At 6:30 PM, I brought Showtime pizza over to my parents’ house, where Dad had been working all day, setting up his Bugle Boy woven shirt samples that arrived this morning.
Here’s the plan for tomorrow: After exercising early in the morning, I’ll bring over the VCR and color TV to Mom’s. I’ll load up the car with the rest of my stuff before I take a shower.
Then I’ll come back here, shower, dress, and take the last of my possessions out of the apartment. At the rental office I’ll turn in my keys and give them my forwarding address.
I’ll have lunch at Gaetano’s, then drive to Edison High School for the final word processing workshop. (If I get there early enough, maybe I can drive out to Miami Beach to see the ocean one more time.)
In class, I’ll work with the students, making certain everyone prints out their projects using either Bank Street Writer or Appleworks.
I’ll either send the final course paperwork to the TEC office via the interoffice mail downstairs or give it to a reliable teacher’s aide to take to her school and mail it from there. Or I can FedEx it later, I suppose.

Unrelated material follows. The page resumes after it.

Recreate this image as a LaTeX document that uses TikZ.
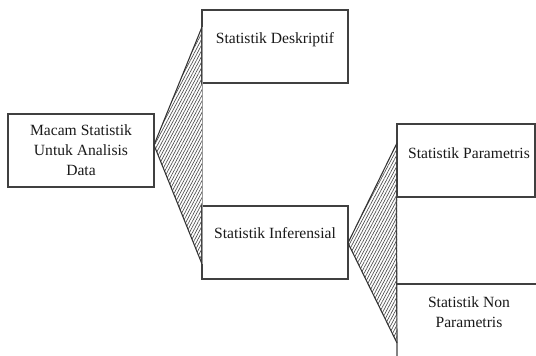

Then I’ll return to my parents’ house to have dinner and sleep on the couch. On Thursday, Dad will get me to the airport around 10:30 AM and hopefully my plane will take off on time.
I’m glad I ran through that even though it makes me nervous to think about it.
For the next twelve hours, I can forget about all that running around and try to relax.
So this was my sixth apartment in Florida. . . Or was it my seventh?